Data section:

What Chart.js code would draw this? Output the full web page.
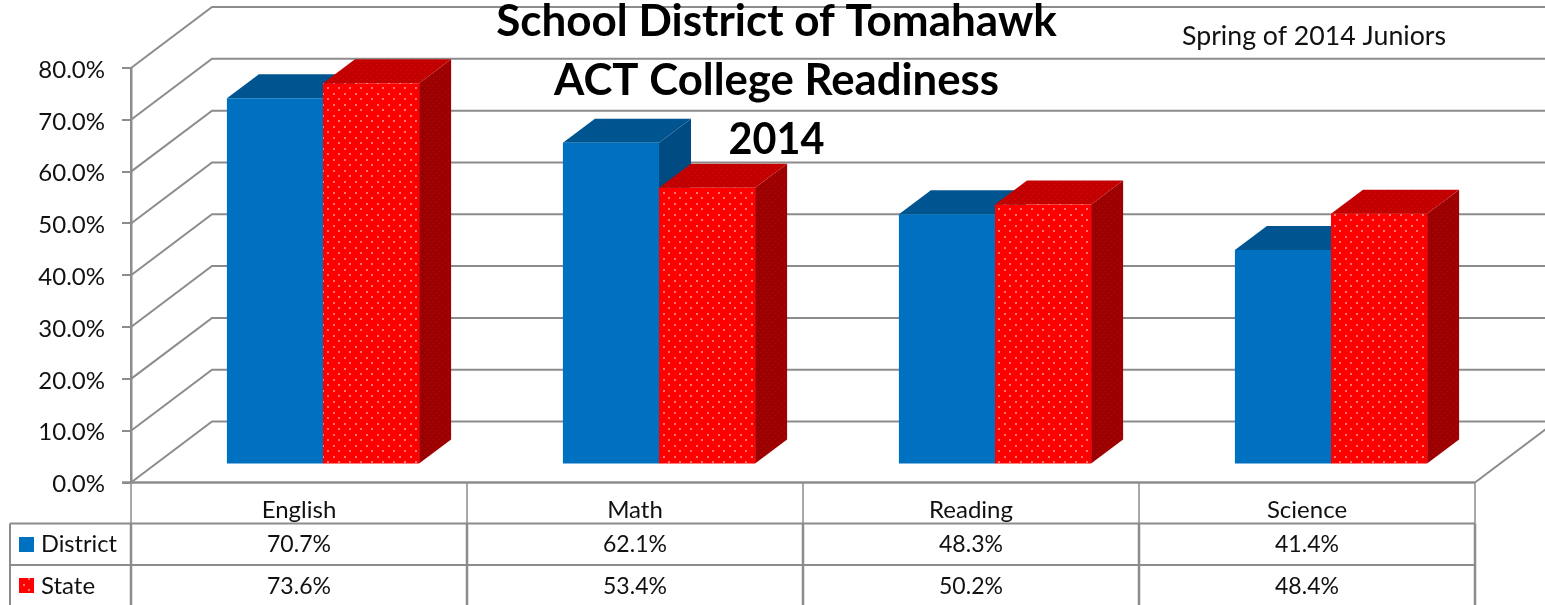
<!DOCTYPE html>
<html>
<head>
<meta charset="utf-8">
<style>
  html, body { margin: 0; padding: 0; background: #fff; overflow: hidden; }
  canvas { display: block; }
</style>
<script src="https://cdn.jsdelivr.net/npm/chart.js@4"></script>
</head>
<body>
<canvas id="chart" width="1545" height="605"></canvas>
<script>
const categories = ["English", "Math", "Reading", "Science"];
const district = [70.7, 62.1, 48.3, 41.4];
const state = [73.6, 53.4, 50.2, 48.4];
const titleLines = ["School District of Tomahawk", "ACT College Readiness", "2014"];
const subtitle = "Spring of 2014 Juniors";

const FONT = "Lato, 'Open Sans', sans-serif";
const GREY = "#8c8c8c";
const TEXT = "#111";

// dotted fill used for the red bar faces
function dots(base, dot, size, d) {
  const c = document.createElement("canvas");
  c.width = size;
  c.height = size;
  const g = c.getContext("2d");
  g.fillStyle = base;
  g.fillRect(0, 0, size, size);
  g.fillStyle = dot;
  g.fillRect(1, 1, d, d);
  g.fillRect(1 + Math.floor(size / 2), 1 + Math.floor(size / 2), d, d);
  return g.createPattern(c, "repeat");
}

const ctx0 = document.getElementById("chart").getContext("2d");
const redFront = dots("#ff0000", "rgba(255,165,165,0.7)", 11, 2);
const redTop = dots("#c20000", "rgba(225,50,50,0.35)", 6, 1);
const redSide = dots("#9c0000", "rgba(190,30,30,0.45)", 6, 1);

// depth of the 3D box, the bars stand in the middle of it
const wall = { dx: 81, dy: -61 };
const barShift = { dx: 24, dy: -18 };
const barDepth = { dx: 32, dy: -24 };

function poly(ctx, pts, fill) {
  ctx.beginPath();
  pts.forEach((p, i) => (i ? ctx.lineTo(p[0], p[1]) : ctx.moveTo(p[0], p[1])));
  ctx.closePath();
  ctx.fillStyle = fill;
  ctx.fill();
}

const box3d = {
  id: "box3d",
  beforeDatasetsDraw(chart) {
    const { ctx, scales, chartArea } = chart;
    const y = scales.y;
    ctx.save();
    ctx.strokeStyle = GREY;
    ctx.lineWidth = 2;
    y.ticks.forEach(t => {
      const py = y.getPixelForValue(t.value);
      ctx.beginPath();
      ctx.moveTo(chartArea.left, py);
      ctx.lineTo(chartArea.left + wall.dx, py + wall.dy);
      ctx.lineTo(chart.width, py + wall.dy);
      ctx.stroke();
    });
    // floor, right side
    ctx.beginPath();
    ctx.moveTo(chartArea.right, chartArea.bottom);
    ctx.lineTo(chartArea.right + wall.dx, chartArea.bottom + wall.dy);
    ctx.stroke();
    ctx.restore();

    // District has to go under State, so draw the two in that order here
    ctx.save();
    ctx.translate(barShift.dx, barShift.dy);
    [0, 1].forEach(i => {
      const meta = chart.getDatasetMeta(i);
      const top = i ? redTop : "#005590";
      const side = i ? redSide : "#004c82";
      const dx = barDepth.dx, dy = barDepth.dy;
      meta.data.forEach(b => {
        const l = b.x - b.width / 2, r = b.x + b.width / 2;
        poly(ctx, [[r, b.y], [r + dx, b.y + dy], [r + dx, b.base + dy], [r, b.base]], side);
        poly(ctx, [[l, b.y], [l + dx, b.y + dy], [r + dx, b.y + dy], [r, b.y]], top);
      });
      meta.controller.draw();
    });
    ctx.restore();
    return false;
  },
  afterDraw(chart) {
    const { ctx, scales, chartArea } = chart;
    const x = scales.x;
    const left = chartArea.left, right = chartArea.right, base = chartArea.bottom;
    const rows = [{ y: 523.5, name: "District", color: "#0070c0", values: district },
                  { y: 565, name: "State", color: redFront, values: state }];
    const step = x.getPixelForValue(1) - x.getPixelForValue(0);

    ctx.save();
    // data table lines
    ctx.strokeStyle = "#a8a8a8";
    ctx.lineWidth = 2;
    categories.concat([""]).forEach((c, i) => {
      const px = Math.round(x.getPixelForValue(0) - step / 2 + i * step);
      ctx.beginPath();
      ctx.moveTo(px, base);
      ctx.lineTo(px, rows[0].y);
      ctx.stroke();
    });
    ctx.strokeStyle = GREY;
    ctx.lineWidth = 2.5;
    ctx.beginPath();
    ctx.moveTo(left - 9, base);
    ctx.lineTo(right, base);
    ctx.stroke();
    ctx.lineWidth = 2;
    rows.forEach(r => {
      ctx.beginPath();
      ctx.moveTo(10, r.y);
      ctx.lineTo(right, r.y);
      ctx.stroke();
    });
    ctx.lineWidth = 2.5;
    categories.concat([""]).forEach((c, i) => {
      const px = Math.round(x.getPixelForValue(0) - step / 2 + i * step);
      ctx.beginPath();
      ctx.moveTo(px, rows[0].y);
      ctx.lineTo(px, chart.height);
      ctx.stroke();
    });
    ctx.lineWidth = 2;
    ctx.beginPath();
    ctx.moveTo(10, rows[0].y);
    ctx.lineTo(10, chart.height);
    ctx.stroke();

    // table text
    ctx.textBaseline = "middle";
    ctx.fillStyle = TEXT;
    ctx.font = "24px " + FONT;
    rows.forEach((r, ri) => {
      const cy = r.y + 21;
      ctx.fillStyle = r.color;
      ctx.fillRect(19, Math.round(cy - 8), 15, 15);
      ctx.fillStyle = TEXT;
      ctx.textAlign = "left";
      ctx.fillText(r.name, 41, cy, ri ? 55 : 76);
      ctx.textAlign = "center";
      r.values.forEach((v, i) => ctx.fillText(v.toFixed(1) + "%", x.getPixelForValue(i), cy, 64));
    });

    // titles sit on top of everything
    ctx.font = "bold 44px " + FONT;
    ctx.textAlign = "center";
    ctx.fillStyle = "#000";
    const widths = [563, 445, 96];
    titleLines.forEach((t, i) => ctx.fillText(t, 776.5, 22 + i * 59, widths[i]));
    ctx.font = "26.7px " + FONT;
    ctx.fillStyle = TEXT;
    ctx.textAlign = "left";
    ctx.fillText(subtitle, 1182, 36, 264);
    ctx.restore();
  }
};

new Chart(ctx0, {
  type: "bar",
  data: {
    labels: categories,
    datasets: [
      { label: "District", data: district, backgroundColor: "#0070c0" },
      { label: "State", data: state, backgroundColor: redFront }
    ]
  },
  options: {
    responsive: false,
    animation: false,
    events: [],
    layout: { padding: { left: 0, right: 70, top: 68, bottom: 0 } },
    datasets: { bar: { categoryPercentage: 0.572, barPercentage: 1, clip: false } },
    plugins: { legend: { display: false }, title: { display: false }, tooltip: { enabled: false } },
    scales: {
      x: {
        afterFit: s => { s.height = 122.5; },
        grid: { display: false },
        border: { display: false },
        ticks: { color: TEXT, font: { family: FONT, size: 24 }, padding: 5, maxRotation: 0 }
      },
      y: {
        min: 0,
        max: 80,
        afterFit: s => { s.width = 131; },
        grid: { drawOnChartArea: false, color: GREY, lineWidth: 2, tickLength: 9 },
        border: { color: GREY, width: 2.5 },
        ticks: {
          stepSize: 10,
          color: TEXT,
          font: { family: FONT, size: 24 },
          padding: 17,
          labelOffset: 2,
          callback: v => v.toFixed(1) + "%"
        }
      }
    }
  },
  plugins: [box3d]
});
</script>
</body>
</html>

Stated goal: Reproduce each line exactly, please, except for any pictures.

Answer in full:
What Chart.js code would draw this? Output the full web page.
<!DOCTYPE html>
<html>
<head>
<meta charset="utf-8">
<style>
  html, body { margin: 0; padding: 0; background: #fff; overflow: hidden; }
  canvas { display: block; }
</style>
<script src="https://cdn.jsdelivr.net/npm/chart.js@4"></script>
</head>
<body>
<canvas id="chart" width="1545" height="605"></canvas>
<script>
const categories = ["English", "Math", "Reading", "Science"];
const district = [70.7, 62.1, 48.3, 41.4];
const state = [73.6, 53.4, 50.2, 48.4];
const titleLines = ["School District of Tomahawk", "ACT College Readiness", "2014"];
const subtitle = "Spring of 2014 Juniors";

const FONT = "Lato, 'Open Sans', sans-serif";
const GREY = "#8c8c8c";
const TEXT = "#111";

// dotted fill used for the red bar faces
function dots(base, dot, size, d) {
  const c = document.createElement("canvas");
  c.width = size;
  c.height = size;
  const g = c.getContext("2d");
  g.fillStyle = base;
  g.fillRect(0, 0, size, size);
  g.fillStyle = dot;
  g.fillRect(1, 1, d, d);
  g.fillRect(1 + Math.floor(size / 2), 1 + Math.floor(size / 2), d, d);
  return g.createPattern(c, "repeat");
}

const ctx0 = document.getElementById("chart").getContext("2d");
const redFront = dots("#ff0000", "rgba(255,165,165,0.7)", 11, 2);
const redTop = dots("#c20000", "rgba(225,50,50,0.35)", 6, 1);
const redSide = dots("#9c0000", "rgba(190,30,30,0.45)", 6, 1);

// depth of the 3D box, the bars stand in the middle of it
const wall = { dx: 81, dy: -61 };
const barShift = { dx: 24, dy: -18 };
const barDepth = { dx: 32, dy: -24 };

function poly(ctx, pts, fill) {
  ctx.beginPath();
  pts.forEach((p, i) => (i ? ctx.lineTo(p[0], p[1]) : ctx.moveTo(p[0], p[1])));
  ctx.closePath();
  ctx.fillStyle = fill;
  ctx.fill();
}

const box3d = {
  id: "box3d",
  beforeDatasetsDraw(chart) {
    const { ctx, scales, chartArea } = chart;
    const y = scales.y;
    ctx.save();
    ctx.strokeStyle = GREY;
    ctx.lineWidth = 2;
    y.ticks.forEach(t => {
      const py = y.getPixelForValue(t.value);
      ctx.beginPath();
      ctx.moveTo(chartArea.left, py);
      ctx.lineTo(chartArea.left + wall.dx, py + wall.dy);
      ctx.lineTo(chart.width, py + wall.dy);
      ctx.stroke();
    });
    // floor, right side
    ctx.beginPath();
    ctx.moveTo(chartArea.right, chartArea.bottom);
    ctx.lineTo(chartArea.right + wall.dx, chartArea.bottom + wall.dy);
    ctx.stroke();
    ctx.restore();

    // District has to go under State, so draw the two in that order here
    ctx.save();
    ctx.translate(barShift.dx, barShift.dy);
    [0, 1].forEach(i => {
      const meta = chart.getDatasetMeta(i);
      const top = i ? redTop : "#005590";
      const side = i ? redSide : "#004c82";
      const dx = barDepth.dx, dy = barDepth.dy;
      meta.data.forEach(b => {
        const l = b.x - b.width / 2, r = b.x + b.width / 2;
        poly(ctx, [[r, b.y], [r + dx, b.y + dy], [r + dx, b.base + dy], [r, b.base]], side);
        poly(ctx, [[l, b.y], [l + dx, b.y + dy], [r + dx, b.y + dy], [r, b.y]], top);
      });
      meta.controller.draw();
    });
    ctx.restore();
    return false;
  },
  afterDraw(chart) {
    const { ctx, scales, chartArea } = chart;
    const x = scales.x;
    const left = chartArea.left, right = chartArea.right, base = chartArea.bottom;
    const rows = [{ y: 523.5, name: "District", color: "#0070c0", values: district },
                  { y: 565, name: "State", color: redFront, values: state }];
    const step = x.getPixelForValue(1) - x.getPixelForValue(0);

    ctx.save();
    // data table lines
    ctx.strokeStyle = "#a8a8a8";
    ctx.lineWidth = 2;
    categories.concat([""]).forEach((c, i) => {
      const px = Math.round(x.getPixelForValue(0) - step / 2 + i * step);
      ctx.beginPath();
      ctx.moveTo(px, base);
      ctx.lineTo(px, rows[0].y);
      ctx.stroke();
    });
    ctx.strokeStyle = GREY;
    ctx.lineWidth = 2.5;
    ctx.beginPath();
    ctx.moveTo(left - 9, base);
    ctx.lineTo(right, base);
    ctx.stroke();
    ctx.lineWidth = 2;
    rows.forEach(r => {
      ctx.beginPath();
      ctx.moveTo(10, r.y);
      ctx.lineTo(right, r.y);
      ctx.stroke();
    });
    ctx.lineWidth = 2.5;
    categories.concat([""]).forEach((c, i) => {
      const px = Math.round(x.getPixelForValue(0) - step / 2 + i * step);
      ctx.beginPath();
      ctx.moveTo(px, rows[0].y);
      ctx.lineTo(px, chart.height);
      ctx.stroke();
    });
    ctx.lineWidth = 2;
    ctx.beginPath();
    ctx.moveTo(10, rows[0].y);
    ctx.lineTo(10, chart.height);
    ctx.stroke();

    // table text
    ctx.textBaseline = "middle";
    ctx.fillStyle = TEXT;
    ctx.font = "24px " + FONT;
    rows.forEach((r, ri) => {
      const cy = r.y + 21;
      ctx.fillStyle = r.color;
      ctx.fillRect(19, Math.round(cy - 8), 15, 15);
      ctx.fillStyle = TEXT;
      ctx.textAlign = "left";
      ctx.fillText(r.name, 41, cy, ri ? 55 : 76);
      ctx.textAlign = "center";
      r.values.forEach((v, i) => ctx.fillText(v.toFixed(1) + "%", x.getPixelForValue(i), cy, 64));
    });

    // titles sit on top of everything
    ctx.font = "bold 44px " + FONT;
    ctx.textAlign = "center";
    ctx.fillStyle = "#000";
    const widths = [563, 445, 96];
    titleLines.forEach((t, i) => ctx.fillText(t, 776.5, 22 + i * 59, widths[i]));
    ctx.font = "26.7px " + FONT;
    ctx.fillStyle = TEXT;
    ctx.textAlign = "left";
    ctx.fillText(subtitle, 1182, 36, 264);
    ctx.restore();
  }
};

new Chart(ctx0, {
  type: "bar",
  data: {
    labels: categories,
    datasets: [
      { label: "District", data: district, backgroundColor: "#0070c0" },
      { label: "State", data: state, backgroundColor: redFront }
    ]
  },
  options: {
    responsive: false,
    animation: false,
    events: [],
    layout: { padding: { left: 0, right: 70, top: 68, bottom: 0 } },
    datasets: { bar: { categoryPercentage: 0.572, barPercentage: 1, clip: false } },
    plugins: { legend: { display: false }, title: { display: false }, tooltip: { enabled: false } },
    scales: {
      x: {
        afterFit: s => { s.height = 122.5; },
        grid: { display: false },
        border: { display: false },
        ticks: { color: TEXT, font: { family: FONT, size: 24 }, padding: 5, maxRotation: 0 }
      },
      y: {
        min: 0,
        max: 80,
        afterFit: s => { s.width = 131; },
        grid: { drawOnChartArea: false, color: GREY, lineWidth: 2, tickLength: 9 },
        border: { color: GREY, width: 2.5 },
        ticks: {
          stepSize: 10,
          color: TEXT,
          font: { family: FONT, size: 24 },
          padding: 17,
          labelOffset: 2,
          callback: v => v.toFixed(1) + "%"
        }
      }
    }
  },
  plugins: [box3d]
});
</script>
</body>
</html>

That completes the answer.